The model (ROP model) developed as part of my master's thesis provides an overview of the structure of Robo Avisors. The three main components of the model are explained in this article.
The term ROP model describes a Robo Advisor model consisting of three components:
- Risk profile of investors
- Optimization of portfolios
- Portfolio management
It is important to note that the determination of risk profiles and the optimization of portfolios are detached from each other.
Risk Profile of Investors
The creation of a thorough risk profile is mandatory from a regulatory point of view. The regulatory framework is based on laws and guidelines to which traditional asset managers are also subject. Robo advisors request relevant information for the creation of risk profiles with the help of online questionnaires. Investors must thus provide information about their personal situation, financial knowledge and financial experience. In addition, they must determine the objective of their investment. When an asset management contract is concluded between a robo advisor and an investor, the investment strategy is already contractually stipulated and targets are set on the basis of key figures, such as benchmarks.

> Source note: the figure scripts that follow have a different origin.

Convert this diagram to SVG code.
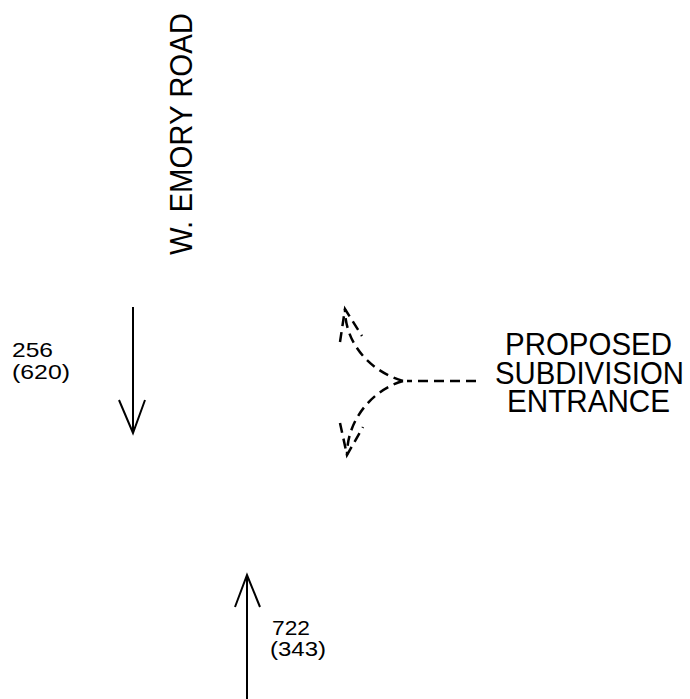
<svg xmlns="http://www.w3.org/2000/svg" width="690" height="699" viewBox="0 0 690 699">
<style>
.t{font-family:"Liberation Sans","DejaVu Sans",sans-serif;fill:#000}
.big{font-size:31px}
.sm{font-size:21px}
.solid{stroke:#000;stroke-width:2;fill:none}
.dash{stroke:#000;stroke-width:2.5;fill:none;stroke-dasharray:10 6}
</style>
<rect width="690" height="699" fill="#fff"/>
<g id="road-label">
<text class="t big" transform="translate(192,134) rotate(-90)" text-anchor="middle" textLength="242" lengthAdjust="spacingAndGlyphs">W. EMORY ROAD</text>
</g>
<g id="sb-volume">
<text class="t sm" x="12" y="357" textLength="41" lengthAdjust="spacingAndGlyphs">256</text>
<text class="t sm" x="12" y="379" textLength="58" lengthAdjust="spacingAndGlyphs">(620)</text>
</g>
<g id="nb-volume">
<text class="t sm" x="272" y="635" textLength="38" lengthAdjust="spacingAndGlyphs">722</text>
<text class="t sm" x="270" y="656" textLength="56" lengthAdjust="spacingAndGlyphs">(343)</text>
</g>
<g id="entrance-label">
<text class="t big" x="588.5" y="355" text-anchor="middle" textLength="167" lengthAdjust="spacingAndGlyphs">PROPOSED</text>
<text class="t big" x="589.5" y="384" text-anchor="middle" textLength="189" lengthAdjust="spacingAndGlyphs">SUBDIVISION</text>
<text class="t big" x="588.5" y="412" text-anchor="middle" textLength="163" lengthAdjust="spacingAndGlyphs">ENTRANCE</text>
</g>
<g id="connectors">
<path class="solid" d="M133,307 V433 M119,400 L133,433 L145,400"/>
<path class="solid" d="M247,699 V575 M235,607 L247,575 L260,607"/>
<path class="dash" d="M476,381 H407" stroke-dasharray="13 10 12 12 20"/>
<path class="dash" d="M403,381 C372,372 345,345 345,309"/>
<path class="dash" d="M403,381 C372,390 347,420 347,455"/>
<path class="dash" d="M340,342 L345,309 L362,336" stroke-dasharray="8 5"/>
<path class="dash" d="M340,423 L347,455 L363,427" stroke-dasharray="8 5"/>
</g>
</svg>
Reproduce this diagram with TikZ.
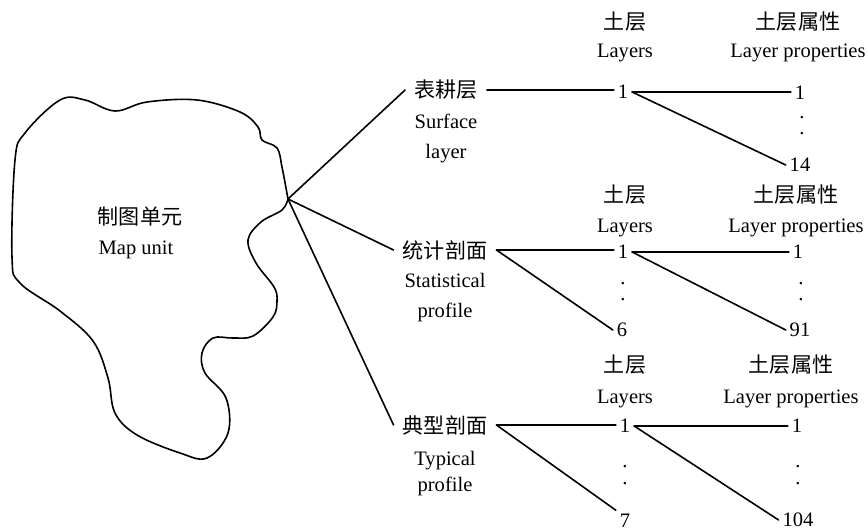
\documentclass[tikz,border=0pt]{standalone}
\usepackage{fontspec}
\setmainfont{Liberation Serif}
\newfontfamily\cjk{Noto Sans CJK SC}
\begin{document}
\begin{tikzpicture}[x=0.75pt,y=-0.75pt,
  lat/.style={font=\fontsize{15.4}{18}\selectfont, inner sep=0pt, anchor=base},
  zh/.style={font=\cjk\fontsize{15.8}{18}\selectfont, inner sep=0pt},
  cat/.style={zh, outer sep=7pt},
  num/.style={font=\fontsize{15.4}{18}\selectfont, inner sep=0pt, outer sep=3pt},
  dotn/.style={font=\fontsize{15.4}{12.6}\selectfont, inner sep=0pt, align=center},
  ln/.style={line width=1.2pt, line cap=round, line join=round}]
\useasboundingbox (0,0) rectangle (868,531);

% map unit outline
\coordinate (tip) at (288,199);
\draw[ln] plot[smooth, tension=0.6] coordinates {(288,199) (282,210) (261,222) (248,240) (256,263) (274,287) (277,301) (273,317) (253,336) (233,338) (213,338) (202,353) (205,373) (226,398) (228,433) (207,458) (180,453) (137,435) (115,413) (108,378) (93,341) (60,311) (20,283) (12,257) (15,160) (25,133) (60,100) (85,100) (115,111) (147,102) (197,100) (240,112) (258,127) (262,140) (277,148) (282,167) (288,199)};
\node[zh] (mu) at (140,217) {制图单元};
\node[lat] (mue) at (136,255) {Map unit};

% categories
\node[cat] (s1) at (446,90) {表耕层};
\node[lat] (s1a) at (446,129) {Surface};
\node[lat] (s1b) at (446,159) {layer};
\node[cat] (s2) at (445,250) {统计剖面};
\node[lat] (s2a) at (445,287) {Statistical};
\node[lat] (s2b) at (445,317) {profile};
\node[cat] (s3) at (445,425) {典型剖面};
\node[lat] (s3a) at (445,465) {Typical};
\node[lat] (s3b) at (445,491) {profile};

\draw[ln] (tip) -- (s1.west);
\draw[ln] (tip) -- (s2.west);
\draw[ln] (tip) -- (s3.west);

% headers
\node[zh] (h1a) at (625,22) {土层};
\node[lat] (h1b) at (625,58) {Layers};
\node[zh] (h1c) at (798,22) {土层属性};
\node[lat] (h1d) at (798,58) {Layer properties};
\node[zh] (h2a) at (625,195) {土层};
\node[lat] (h2b) at (625,233) {Layers};
\node[zh] (h2c) at (796,195) {土层属性};
\node[lat] (h2d) at (796,233) {Layer properties};
\node[zh] (h3a) at (625,365) {土层};
\node[lat] (h3b) at (625,403) {Layers};
\node[zh] (h3c) at (791,365) {土层属性};
\node[lat] (h3d) at (791,403) {Layer properties};

% group 1
\node[num] (l1a) at (623,92) {1};
\node[num] (p1a) at (800,93) {1};
\node[dotn] (d1) at (802,125.5) {.\\.};
\node[num] (p14) at (800,165) {14};
\draw[ln] (s1.east) -- (s1.east -| l1a.west);
\draw[ln] (l1a.east) -- (l1a.east -| p1a.west);
\draw[ln] (l1a.east) -- (p14.west);

% group 2
\node[num] (l1b) at (623,252) {1};
\node[dotn] (d2) at (623,291.5) {.\\.};
\node[num] (l6) at (622,330) {6};
\node[num] (p1b) at (798,252) {1};
\node[dotn] (d2b) at (801,291.5) {.\\.};
\node[num] (p91) at (800,330) {91};
\draw[ln] (s2.east) -- (s2.east -| l1b.west);
\draw[ln] (s2.east) -- (l6.west);
\draw[ln] (l1b.east) -- (l1b.east -| p1b.west);
\draw[ln] (l1b.east) -- (p91.west);

% group 3
\node[num] (l1c) at (625,426) {1};
\node[dotn] (d3) at (625,475) {.\\.};
\node[num] (l7) at (625,521) {7};
\node[num] (p1c) at (797,426) {1};
\node[dotn] (d3b) at (798,475) {.\\.};
\node[num] (p104) at (798,520) {104};
\draw[ln] (s3.east) -- (s3.east -| l1c.west);
\draw[ln] (s3.east) -- (l7.north west);
\draw[ln] (l1c.east) -- (l1c.east -| p1c.west);
\draw[ln] (l1c.east) -- (p104.west);
\end{tikzpicture}
\end{document}
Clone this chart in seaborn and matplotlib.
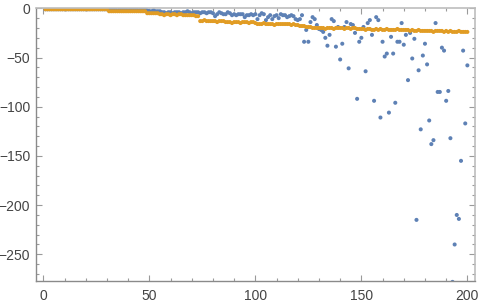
import numpy as np
import pandas as pd
import matplotlib
matplotlib.use("Agg")
import matplotlib.pyplot as plt
from matplotlib.ticker import MultipleLocator
import seaborn as sns

# x positions shared by both series
x_vals = list(range(1, 201))

# blue series
blue_y = [
    -1, -1, -1, -1, -1, -1, -1, -1, -1, -1,
    -1, -1, -1, -1, -1, -1, -1, -1, -1, -1,
    -1, -1, -1, -1, -1, -1, -1, -1, -1, -1,
    -1, -1, -1, -1, -2, -1, -1, -1, -1, -2,
    -1, -1, -1, -1, -2, -1, -1, -1, -2, -3,
    -3, -2, -3, -3, -3, -4, -4, -5, -4, -4,
    -5, -4, -4, -4, -5, -4, -4, -3, -4, -5,
    -4, -4, -4, -5, -4, -4, -5, -4, -4, -5,
    -8, -6, -4, -5, -6, -6, -4, -5, -7, -6,
    -7, -6, -6, -6, -9, -7, -7, -6, -7, -6,
    -11, -7, -5, -6, -12, -9, -7, -11, -8, -7,
    -10, -6, -7, -7, -9, -8, -7, -8, -11, -12,
    -11, -7, -34, -22, -34, -14, -9, -11, -17, -21,
    -22, -24, -30, -38, -27, -11, -13, -39, -19, -52,
    -36, -19, -14, -61, -16, -17, -25, -92, -34, -30,
    -19, -64, -15, -12, -27, -94, -9, -12, -111, -34,
    -49, -46, -106, -29, -46, -96, -34, -34, -15, -37,
    -27, -73, -25, -51, -31, -215, -63, -123, -48, -36,
    -57, -114, -138, -134, -15, -85, -85, -40, -43, -94,
    -84, -132, -278, -240, -210, -214, -155, -43, -117, -58,
]

# orange series
orange_y = [
    -1, -1, -1, -1, -1, -1, -1, -1, -1, -1,
    -1, -1, -1, -1, -1, -1, -1, -1, -1, -1,
    -1, -1, -1, -1, -1, -1, -1, -1, -1, -1,
    -3, -3, -3, -3, -3, -3, -3, -3, -3, -3,
    -3, -3, -3, -3, -3, -3, -3, -3, -5, -5,
    -5, -5, -5, -5, -6, -6, -7, -6, -6, -7,
    -6, -6, -7, -6, -6, -7, -7, -7, -7, -7,
    -7, -8, -8, -13, -13, -12, -13, -13, -13, -13,
    -13, -14, -13, -13, -13, -14, -14, -14, -15, -14,
    -14, -14, -15, -14, -14, -14, -15, -14, -14, -15,
    -16, -16, -16, -15, -16, -16, -16, -16, -17, -16,
    -16, -16, -16, -16, -16, -16, -17, -16, -17, -17,
    -18, -18, -18, -19, -19, -19, -20, -20, -20, -20,
    -20, -20, -21, -20, -20, -20, -21, -20, -20, -20,
    -20, -21, -20, -20, -21, -20, -20, -21, -21, -21,
    -21, -22, -21, -21, -22, -22, -21, -22, -21, -22,
    -22, -21, -22, -22, -22, -22, -21, -22, -22, -22,
    -22, -22, -23, -22, -23, -23, -22, -23, -23, -23,
    -23, -23, -23, -24, -23, -23, -23, -23, -24, -23,
    -24, -23, -24, -24, -24, -23, -24, -24, -24, -24,
]

BLUE = "#5e81b5"
ORANGE = "#e19c24"

df = pd.concat([
    pd.DataFrame({"x": x_vals, "y": blue_y, "series": "blue"}),
    pd.DataFrame({"x": x_vals, "y": orange_y, "series": "orange"}),
])

sns.set_style("ticks")
plt.rcParams["font.family"] = ["Liberation Sans", "DejaVu Sans"]

fig = plt.figure(figsize=(4.8, 3.04), dpi=100)
ax = fig.add_axes([35.7 / 480, 23 / 304, (475 - 35.7) / 480, (281 - 8) / 304])

sns.scatterplot(data=df, x="x", y="y", hue="series",
                palette={"blue": BLUE, "orange": ORANGE},
                s=8.5, linewidth=0, legend=False, ax=ax)

ax.set_xlim(-3.6, 203.6)
ax.set_ylim(-277.1, 0.3)
ax.set_xlabel("")
ax.set_ylabel("")

ax.xaxis.set_major_locator(MultipleLocator(50))
ax.xaxis.set_minor_locator(MultipleLocator(10))
ax.yaxis.set_major_locator(MultipleLocator(50))
ax.yaxis.set_minor_locator(MultipleLocator(10))

for side in ["left", "bottom"]:
    ax.spines[side].set_color("#8a8a8a")
    ax.spines[side].set_linewidth(1.0)
for side in ["top", "right"]:
    ax.spines[side].set_visible(True)
    ax.spines[side].set_color("#bdbdbd")
    ax.spines[side].set_linewidth(1.2)

ax.tick_params(which="both", direction="in", top=True, right=True,
               labeltop=False, labelright=False, color="#9a9a9a", width=0.8)
ax.tick_params(which="major", length=4)
ax.tick_params(which="minor", length=2.5)
ax.tick_params(axis="x", which="major", labelsize=10, labelcolor="#444444", pad=6)
ax.tick_params(axis="y", which="major", labelsize=10, labelcolor="#444444", pad=4)

fig.savefig("out.png", dpi=100)
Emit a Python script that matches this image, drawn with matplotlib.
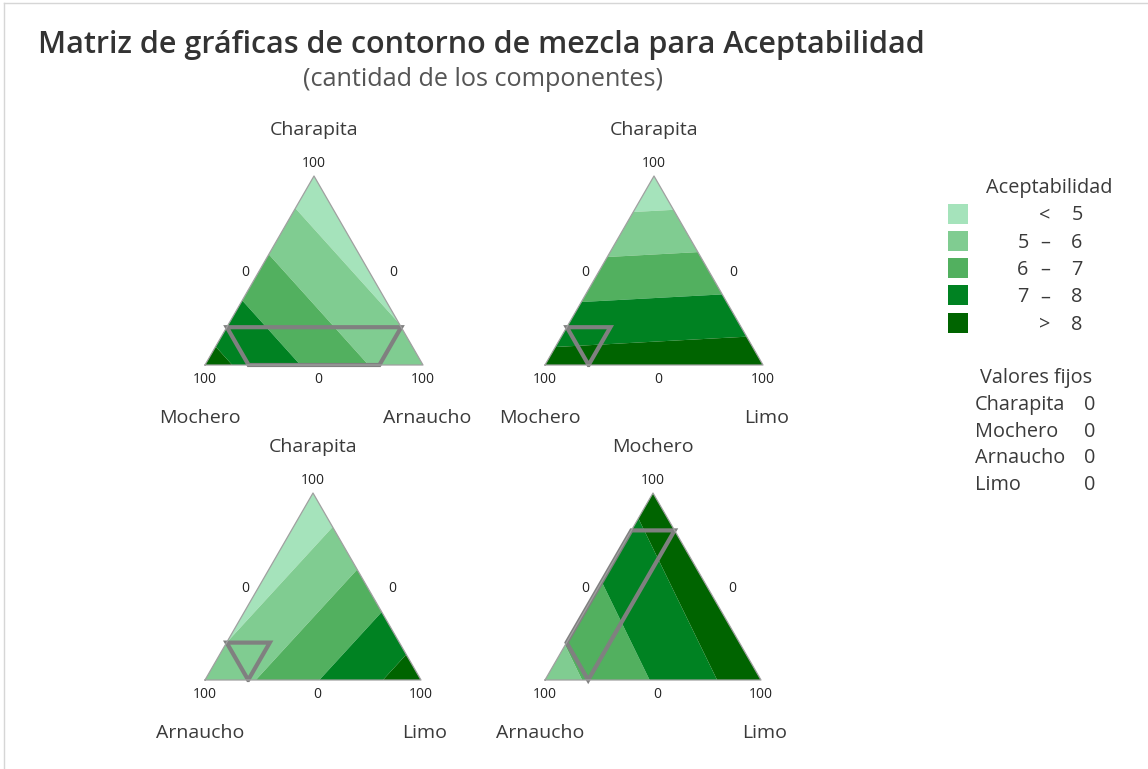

Optimization of Portfolios
Detached from the determination of risk profiles, robo advisors select investment products from a defined investment universe. Portfolio optimization is used to create "efficient" portfolios based on investment products. Regulatory requirements stipulate that processes must be clearly defined and optimization algorithms must be continuously monitored.
By combining risk profiles and efficient portfolios, optimal target portfolios can finally be simulated for investors. Based on target portfolios, investors are invested in their own actual portfolios. If deviations between actual and target portfolios become too large, a "rebalancing" of investor portfolios takes place.